SOURCE EXCERPT
•••••

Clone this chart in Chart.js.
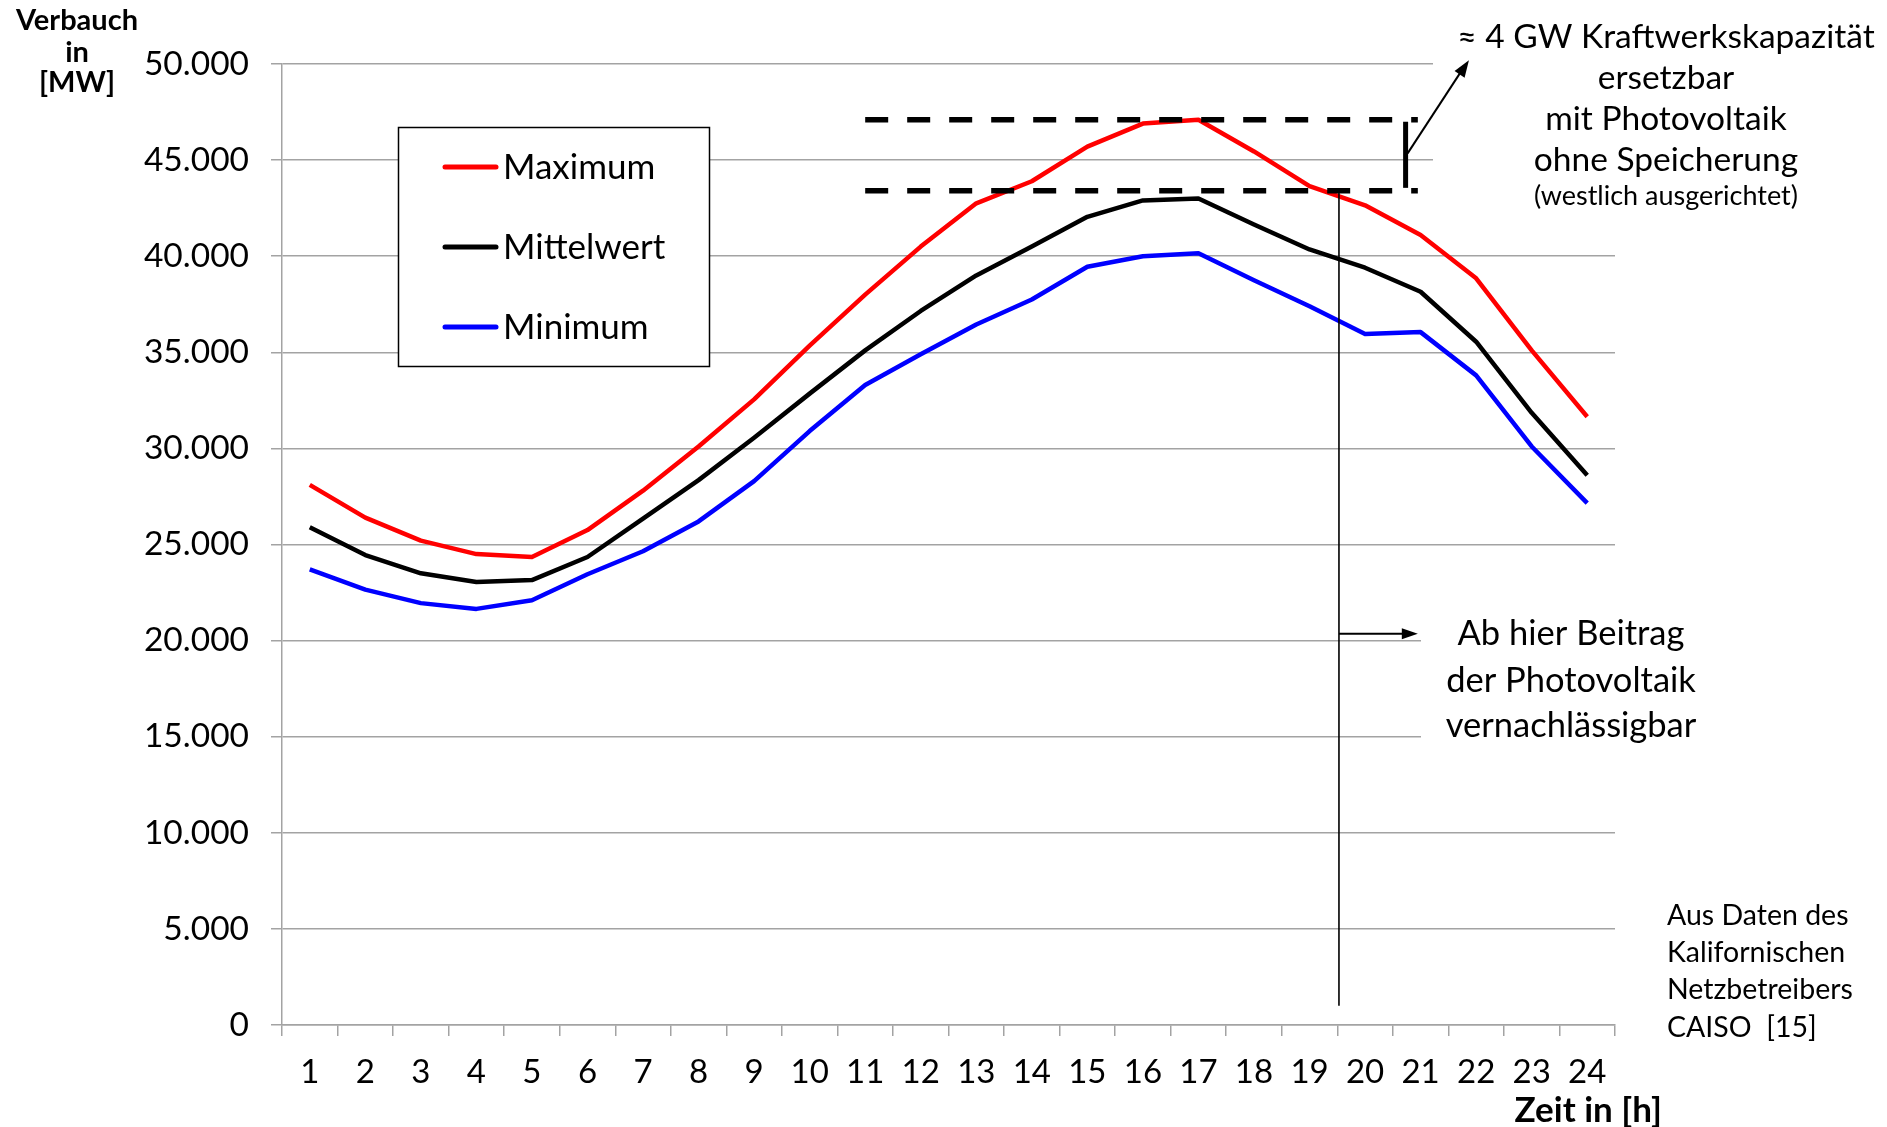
<!DOCTYPE html>
<html>
<head>
<meta charset="utf-8">
<script src="https://cdn.jsdelivr.net/npm/chart.js@4.4.1/dist/chart.umd.min.js"></script>
<style>
  html, body { margin: 0; padding: 0; background: #ffffff; }
  canvas { display: block; }
</style>
</head>
<body>
<canvas id="chart" width="1887" height="1127"></canvas>
<script>
// Hourly grid load (MW) – daily maximum, mean and minimum per hour of day
const hours = ['1','2','3','4','5','6','7','8','9','10','11','12','13','14','15','16','17','18','19','20','21','22','23','24'];
const maxValues  = [28100, 26400, 25200, 24500, 24350, 25750, 27800, 30100, 32550, 35350, 38000, 40500, 42750, 43900, 45700, 46900, 47100, 45450, 43650, 42650, 41100, 38850, 35100, 31650];
const meanValues = [25900, 24450, 23500, 23050, 23150, 24350, 26350, 28350, 30550, 32850, 35100, 37150, 39000, 40500, 42050, 42900, 43000, 41650, 40350, 39400, 38150, 35550, 31850, 28600];
const minValues  = [23700, 22650, 21950, 21650, 22100, 23450, 24650, 26200, 28300, 30900, 33300, 34900, 36450, 37750, 39450, 40000, 40150, 38750, 37400, 35950, 36050, 33800, 30100, 27150];
const yTickLabels = ['0','5.000','10.000','15.000','20.000','25.000','30.000','35.000','40.000','45.000','50.000'];
const seriesNames = ['Maximum', 'Mittelwert', 'Minimum'];

// Annotation levels (MW) and hour-axis positions (category index)
const peakLevel = 47100;      // upper dashed line
const cutLevel = 43400;       // lower dashed line
const dashFrom = 10;          // hour 11
const dashTo = 19.95;
const bracketAt = 19.73;
const bracketArrowFrom = 45350;
const bracketArrowTip = { x: 20.87, y: 50200 };
const cutoffAt = 18.53;       // between hour 19 and 20
const cutoffBottom = 1000;
const pointerLevel = 20350;
const pointerTo = 19.95;

const FONT = 'Lato, "Open Sans", "DejaVu Sans", sans-serif';
const gridColor = '#a3a3a3';

function arrowHead(ctx, x1, y1, x2, y2, len, half) {
  const a = Math.atan2(y2 - y1, x2 - x1);
  ctx.beginPath();
  ctx.moveTo(x2, y2);
  ctx.lineTo(x2 - len * Math.cos(a) + half * Math.sin(a), y2 - len * Math.sin(a) - half * Math.cos(a));
  ctx.lineTo(x2 - len * Math.cos(a) - half * Math.sin(a), y2 - len * Math.sin(a) + half * Math.cos(a));
  ctx.closePath();
  ctx.fill();
}

const overlay = {
  id: 'overlay',
  beforeDatasetsDraw(chart) {
    // text panels sit above the grid
    const ctx = chart.ctx;
    ctx.save();
    ctx.fillStyle = '#ffffff';
    ctx.fillRect(1433, 0, 454, 215);
    ctx.fillRect(1421, 598, 466, 165);
    ctx.restore();
  },
  afterDraw(chart) {
    const ctx = chart.ctx;
    const xs = chart.scales.x, ys = chart.scales.y;
    ctx.save();

    // dashed reference levels
    ctx.strokeStyle = '#000';
    ctx.lineWidth = 5.5;
    ctx.setLineDash([23, 19]);
    [peakLevel, cutLevel].forEach(v => {
      ctx.beginPath();
      ctx.moveTo(xs.getPixelForValue(dashFrom), ys.getPixelForValue(v));
      ctx.lineTo(xs.getPixelForValue(dashTo), ys.getPixelForValue(v));
      ctx.stroke();
    });
    ctx.setLineDash([]);

    // bracket between the two levels
    const bx = xs.getPixelForValue(bracketAt);
    ctx.lineWidth = 5;
    ctx.beginPath();
    ctx.moveTo(bx, ys.getPixelForValue(peakLevel) + 2);
    ctx.lineTo(bx, ys.getPixelForValue(cutLevel) - 3);
    ctx.stroke();

    // arrow from bracket to the note
    ctx.lineWidth = 2;
    ctx.fillStyle = '#000';
    const ax1 = bx + 2, ay1 = ys.getPixelForValue(bracketArrowFrom);
    const ax2 = xs.getPixelForValue(bracketArrowTip.x), ay2 = ys.getPixelForValue(bracketArrowTip.y);
    ctx.beginPath();
    ctx.moveTo(ax1, ay1);
    ctx.lineTo(ax2 - 5, ay2 + 7);
    ctx.stroke();
    arrowHead(ctx, ax1, ay1, ax2, ay2, 17, 6);

    // cut-off hour line and pointer
    const cx = xs.getPixelForValue(cutoffAt);
    ctx.lineWidth = 1.6;
    ctx.beginPath();
    ctx.moveTo(cx, ys.getPixelForValue(cutLevel));
    ctx.lineTo(cx, ys.getPixelForValue(cutoffBottom));
    ctx.stroke();
    const py = ys.getPixelForValue(pointerLevel);
    const px2 = xs.getPixelForValue(pointerTo);
    ctx.lineWidth = 2;
    ctx.beginPath();
    ctx.moveTo(cx, py);
    ctx.lineTo(px2 - 10, py);
    ctx.stroke();
    arrowHead(ctx, cx, py, px2, py, 16, 5.5);

    // legend
    ctx.fillStyle = '#fff';
    ctx.fillRect(398, 127, 312, 240);
    ctx.lineWidth = 1.5;
    ctx.strokeStyle = '#000';
    ctx.strokeRect(398.5, 127.5, 311, 239);
    const rows = [167, 247, 327];
    ctx.font = '35px ' + FONT;
    ctx.textAlign = 'left';
    ctx.textBaseline = 'alphabetic';
    chart.data.datasets.forEach((ds, i) => {
      ctx.strokeStyle = ds.borderColor;
      ctx.lineWidth = 5;
      ctx.lineCap = 'round';
      ctx.beginPath();
      ctx.moveTo(445, rows[i]);
      ctx.lineTo(496, rows[i]);
      ctx.stroke();
      ctx.fillStyle = '#000';
      ctx.fillText(ds.label, 503, rows[i] + 12);
    });
    ctx.lineCap = 'butt';

    // notes
    ctx.fillStyle = '#000';
    ctx.textAlign = 'center';
    ctx.font = '33.5px ' + FONT;
    [['≈ 4 GW Kraftwerkskapazität', 48], ['ersetzbar', 89], ['mit Photovoltaik', 130], ['ohne Speicherung', 171]]
      .forEach(([t, y]) => ctx.fillText(t, 1666, y));
    ctx.font = '27px ' + FONT;
    ctx.fillText('(westlich ausgerichtet)', 1666, 205);

    ctx.font = '34.5px ' + FONT;
    [['Ab hier Beitrag', 645], ['der Photovoltaik', 692], ['vernachlässigbar', 737]]
      .forEach(([t, y]) => ctx.fillText(t, 1571, y));

    ctx.textAlign = 'left';
    ctx.font = '28.5px ' + FONT;
    [['Aus Daten des', 925], ['Kalifornischen', 962], ['Netzbetreibers', 999], ['CAISO  [15]', 1037]]
      .forEach(([t, y]) => ctx.fillText(t, 1667, y));

    // axis titles
    ctx.font = 'bold 29px ' + FONT;
    ctx.textAlign = 'center';
    [['Verbauch', 30], ['in', 62], ['[MW]', 92]].forEach(([t, y]) => ctx.fillText(t, 77, y));
    ctx.font = 'bold 35px ' + FONT;
    ctx.textAlign = 'right';
    ctx.fillText('Zeit in [h]', 1662, 1122);

    ctx.restore();
  }
};

const lineStyle = { borderWidth: 4.5, pointRadius: 0, pointHoverRadius: 0, tension: 0, fill: false, borderJoinStyle: 'round' };

new Chart(document.getElementById('chart'), {
  type: 'line',
  data: {
    labels: hours,
    datasets: [
      Object.assign({ label: seriesNames[0], data: maxValues,  borderColor: '#ff0000' }, lineStyle),
      Object.assign({ label: seriesNames[1], data: meanValues, borderColor: '#000000' }, lineStyle),
      Object.assign({ label: seriesNames[2], data: minValues,  borderColor: '#0000ff' }, lineStyle)
    ]
  },
  options: {
    responsive: false,
    animation: false,
    devicePixelRatio: 1,
    layout: { padding: { left: 0, right: 272, top: 64, bottom: 0 } },
    plugins: { legend: { display: false }, tooltip: { enabled: false } },
    scales: {
      x: {
        type: 'category',
        offset: true,
        grid: { offset: true, drawOnChartArea: false, drawTicks: true, tickLength: 11, color: gridColor, lineWidth: 1.5 },
        border: { color: gridColor, width: 1.5 },
        ticks: { color: '#000', font: { family: FONT, size: 33 }, padding: 17, maxRotation: 0, autoSkip: false },
        afterFit: s => { s.height = 102; }
      },
      y: {
        min: 0,
        max: 50000,
        grid: { color: gridColor, lineWidth: 1.5, tickLength: 11 },
        border: { color: gridColor, width: 1.5 },
        ticks: {
          stepSize: 5000,
          color: '#000',
          font: { family: FONT, size: 33.5 },
          padding: 22,
          callback: (v, i) => yTickLabels[i]
        },
        afterFit: s => { s.width = 282; }
      }
    }
  },
  plugins: [overlay]
});
</script>
</body>
</html>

•••••

Leave out the pictures. Transcribe only the lines above, from the first through the one that contains "const gridColor = '#a3a3a3';".

WRITTEN REPLY
Clone this chart in Chart.js.
<!DOCTYPE html>
<html>
<head>
<meta charset="utf-8">
<script src="https://cdn.jsdelivr.net/npm/chart.js@4.4.1/dist/chart.umd.min.js"></script>
<style>
  html, body { margin: 0; padding: 0; background: #ffffff; }
  canvas { display: block; }
</style>
</head>
<body>
<canvas id="chart" width="1887" height="1127"></canvas>
<script>
// Hourly grid load (MW) – daily maximum, mean and minimum per hour of day
const hours = ['1','2','3','4','5','6','7','8','9','10','11','12','13','14','15','16','17','18','19','20','21','22','23','24'];
const maxValues  = [28100, 26400, 25200, 24500, 24350, 25750, 27800, 30100, 32550, 35350, 38000, 40500, 42750, 43900, 45700, 46900, 47100, 45450, 43650, 42650, 41100, 38850, 35100, 31650];
const meanValues = [25900, 24450, 23500, 23050, 23150, 24350, 26350, 28350, 30550, 32850, 35100, 37150, 39000, 40500, 42050, 42900, 43000, 41650, 40350, 39400, 38150, 35550, 31850, 28600];
const minValues  = [23700, 22650, 21950, 21650, 22100, 23450, 24650, 26200, 28300, 30900, 33300, 34900, 36450, 37750, 39450, 40000, 40150, 38750, 37400, 35950, 36050, 33800, 30100, 27150];
const yTickLabels = ['0','5.000','10.000','15.000','20.000','25.000','30.000','35.000','40.000','45.000','50.000'];
const seriesNames = ['Maximum', 'Mittelwert', 'Minimum'];

// Annotation levels (MW) and hour-axis positions (category index)
const peakLevel = 47100;      // upper dashed line
const cutLevel = 43400;       // lower dashed line
const dashFrom = 10;          // hour 11
const dashTo = 19.95;
const bracketAt = 19.73;
const bracketArrowFrom = 45350;
const bracketArrowTip = { x: 20.87, y: 50200 };
const cutoffAt = 18.53;       // between hour 19 and 20
const cutoffBottom = 1000;
const pointerLevel = 20350;
const pointerTo = 19.95;

const FONT = 'Lato, "Open Sans", "DejaVu Sans", sans-serif';
const gridColor = '#a3a3a3';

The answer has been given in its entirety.